Op. 64 Barden (The Bard), symphonic poem. First version 1913; first performance in Helsinki, 27th March 1913 (Orchestra of Helsinki Philharmonic Society under Jean Sibelius). Final version 1914; first performance in Helsinki, 9th January 1916 (Orchestra of Helsinki Philharmonic Society under Jean Sibelius).
The Bard is one Sibelius's finest small orchestral works. The Sibelius scholar Andrew Barnett has surmised that this could be the missing first movement of the original three-movement sketch version of The Oceanides. Erik Tawaststjerna thought that the composer was probably inspired by Runeberg's poem The Bard, although the composer himself disputed this. The working title of The Bard was probably Der Ritter und die Najade. The Naiads of course bring to mind The Oceanides.

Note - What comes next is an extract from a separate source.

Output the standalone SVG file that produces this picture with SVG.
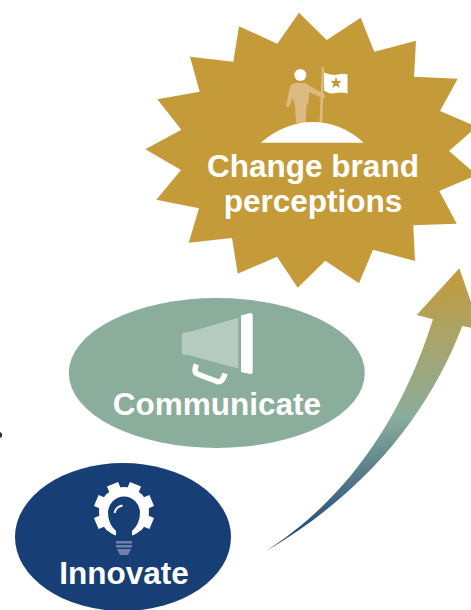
<svg xmlns="http://www.w3.org/2000/svg" width="471" height="610" viewBox="0 0 471 610">
<style>
.lbl{font-family:"Liberation Sans",Arial,sans-serif;font-weight:700;font-size:31.500px;fill:#fff;text-anchor:middle}
.w{fill:#fff}
.tan{fill:#DDBB80}
.gold{fill:#C59B3A}
.navy{fill:#173F75}
</style>
<defs>
<linearGradient id="arrowGrad" gradientUnits="userSpaceOnUse" x1="440" y1="272" x2="470" y2="525">
<stop offset="0" stop-color="#C59B3A"/>
<stop offset="0.55" stop-color="#8AAD9C"/>
<stop offset="1" stop-color="#173F75"/>
</linearGradient>
</defs>
<rect width="471" height="610" fill="#fff"/>
<g id="connectors">
<path id="growth-arrow" fill="url(#arrowGrad)" d="M265 551.700C330 510 395 440 433 319.300L416.700 315L459.300 268.300L472 305L474 328.500L462.300 326C430 410 370 490 265 551.700Z"/>
</g>
<g id="node-dot"><circle cx="-1" cy="435" r="3.200" fill="#333"/></g>
<g id="node-change-brand">
<polygon class="gold" points="299,12.700 326.700,40 360.700,17.700 374.300,51.700 416,40.700 414,76.700 457.700,78.700 440,111 476.700,126.700 449,151 476.700,175 439.300,191 456.700,223.700 413.300,225.300 415,261 373,249.700 359,283.300 325.300,260.700 297.700,287.700 277,256.700 237.700,273.700 232,238 188.700,242.700 199,208.300 156.300,199.700 181,170 145.300,149.300 181.300,129.700 157.300,99.300 199.700,91.700 190,56.700 233.300,61.700 239,26.300 277.300,43.700"/>
<path class="tan" d="M322 67L324 67.200L322.300 122L319.500 122Z"/>
<path class="tan" d="M295 83L305 83L308 85L324.500 94.500Q326 97 324 98.500L309 92L308.500 103L306.500 105L305.500 123L296 123L295 105L292.500 98L289.500 106Q287.500 108 286 106L290 87Q291 84 295 83Z"/>
<circle class="w" cx="300.300" cy="75" r="6"/>
<path class="w" d="M324 72.500Q332 76 338 74.500Q343 73 347.500 74.500L347.500 93.500Q341 92 336 93Q329 94.500 324 90.500Z"/>
<polygon class="gold" points="336,77 337.500,81 341.500,81 338.500,83.700 339.700,88 336,85.500 332.300,88 333.500,83.700 330.500,81 334.500,81"/>
<path class="w" d="M260.700 142.700Q285 122 313 122Q341 122 363.700 142.700Z"/>
<text class="lbl" x="313" y="176.500">Change brand</text>
<text class="lbl" x="313" y="211.500">perceptions</text>
</g>
<g id="node-communicate">
<ellipse cx="216.800" cy="373" rx="148" ry="75" fill="#8AAD9C"/>
<path fill="#B5CBBF" d="M184 332.500L188 332.300L238.300 317.700L238.300 368.500L188 355L184 355Q181.700 354 181.700 350L181.700 337Q181.700 333 184 332.500Z"/>
<path class="w" d="M241 315.500L250 313Q252.700 313 252.700 315.500L252.700 372Q252.700 374.500 250 374L241 372Z"/>
<path d="M196.500 364.500Q193 372 197.500 374L217 381.500Q222.500 383 225 373.500" fill="none" stroke="#fff" stroke-width="5.500"/>
<text class="lbl" x="217" y="415">Communicate</text>
</g>
<g id="node-innovate">
<ellipse cx="123" cy="537" rx="108" ry="74" class="navy"/>
<g class="w">
<circle cx="124" cy="512" r="25"/>
<rect x="-6" y="-30" width="12" height="12" transform="translate(124 512) rotate(-22.500)"/>
<rect x="-6" y="-30" width="12" height="12" transform="translate(124 512) rotate(22.500)"/>
<rect x="-6" y="-30" width="12" height="12" transform="translate(124 512) rotate(-67.500)"/>
<rect x="-6" y="-30" width="12" height="12" transform="translate(124 512) rotate(67.500)"/>
<rect x="-6" y="-30" width="12" height="12" transform="translate(124 512) rotate(-112.500)"/>
<rect x="-6" y="-30" width="12" height="12" transform="translate(124 512) rotate(112.500)"/>
</g>
<path class="navy" d="M108 531L117 538L131 538L140 531L150 542L98 542Z"/>
<path class="navy" d="M116 538L116 531Q108 524 108 512.500A16 16 0 0 1 140 512.500Q140 524 132 531L132 538Z"/>
<path d="M114.500 513Q115.500 507 122.500 505.500" fill="none" stroke="#fff" stroke-width="1.800"/>
<path fill="#6F80AB" d="M116 541H132V543.500H116ZM116 545H132V547.500H116ZM117 549H131L128 555H120Z"/>
<text class="lbl" x="124" y="584">Innovate</text>
</g>
</svg>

There may well have been several extra-musical sources of inspiration. Sibelius himself associated it with the world of the Edda and the Ossianic poems and said that the composition was "something like an ancient Scandinavian ballad from the time of the Vikings".

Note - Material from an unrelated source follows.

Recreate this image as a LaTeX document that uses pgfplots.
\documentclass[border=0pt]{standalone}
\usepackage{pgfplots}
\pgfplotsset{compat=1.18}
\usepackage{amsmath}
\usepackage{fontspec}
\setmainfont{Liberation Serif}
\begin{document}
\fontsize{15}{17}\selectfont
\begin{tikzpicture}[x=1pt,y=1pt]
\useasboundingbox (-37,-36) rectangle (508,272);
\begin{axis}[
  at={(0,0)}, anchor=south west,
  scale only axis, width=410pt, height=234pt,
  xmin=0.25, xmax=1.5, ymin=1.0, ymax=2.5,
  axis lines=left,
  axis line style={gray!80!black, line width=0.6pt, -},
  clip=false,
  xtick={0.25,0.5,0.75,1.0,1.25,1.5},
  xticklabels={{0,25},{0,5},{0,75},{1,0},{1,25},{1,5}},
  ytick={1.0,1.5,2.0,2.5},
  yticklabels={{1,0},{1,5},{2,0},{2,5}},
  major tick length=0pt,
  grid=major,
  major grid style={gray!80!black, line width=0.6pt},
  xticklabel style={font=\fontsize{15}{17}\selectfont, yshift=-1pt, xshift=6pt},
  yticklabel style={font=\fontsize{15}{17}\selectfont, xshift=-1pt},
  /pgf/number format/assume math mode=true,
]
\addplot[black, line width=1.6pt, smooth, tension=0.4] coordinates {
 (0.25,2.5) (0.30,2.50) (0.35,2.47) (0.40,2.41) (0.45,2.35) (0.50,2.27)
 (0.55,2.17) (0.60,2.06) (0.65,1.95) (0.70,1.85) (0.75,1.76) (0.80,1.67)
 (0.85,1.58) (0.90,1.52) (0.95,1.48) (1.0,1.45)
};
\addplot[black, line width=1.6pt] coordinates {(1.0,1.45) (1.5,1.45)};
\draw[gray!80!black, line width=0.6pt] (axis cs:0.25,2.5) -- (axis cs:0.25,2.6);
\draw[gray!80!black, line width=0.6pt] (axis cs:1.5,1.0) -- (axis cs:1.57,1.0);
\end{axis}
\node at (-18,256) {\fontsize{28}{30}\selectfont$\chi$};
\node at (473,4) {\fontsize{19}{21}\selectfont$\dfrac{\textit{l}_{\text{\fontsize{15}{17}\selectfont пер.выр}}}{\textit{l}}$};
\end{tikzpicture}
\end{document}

The Bard had its first public performance on 27th March 1913 at a concert of the Philharmonic Orchestra in Helsinki. Otto Kotilainen gave an account of the work in Helsingin Sanomat:
"The work depicts the poetic inspiration of a bard, a heroic singer, delivering his heroic epic. This new composition is a veritable masterpiece, and a valuable addition to Sibelius's excellent musical output. Using a seemingly modest form the composer gives his musical ideas free rein in this brief work. The string instruments proceed through the piece smoothly and calmly like soft voices, accompanied by colourful and delicate figures from the solo harp. The composition ends with a powerful and extensive build-up from the brass. Besides displaying masterly compositional skill, the work has a strange, rich colouring. The piece was performed twice and the audience was highly enthusiastic."
Nowadays the final build-up of The Bard is very rarely made to sound "powerful and extensive". The chords on the harp give the work a somewhat mystical and nostalgic atmosphere. The music is rich in detail and seems like a study in tone colour. The thematic material gradually emerges more clearly in the Largamente episode. After a short climax we hear a philosophical epilogue, with material related to the introduction.
Erik Tawaststjerna made a surprising connection concerning The Bard, writing that "there was a touch of Anton Webern in Sibelius". Erkki Salmenhaara wrote admiringly, "The form advances as a free poem, like something dimly visible in the distance, containing references, whispers, and small emphases."
In its enigmatic way The Bard continues to haunt concert programmes and its subtlety always intrigues the audience.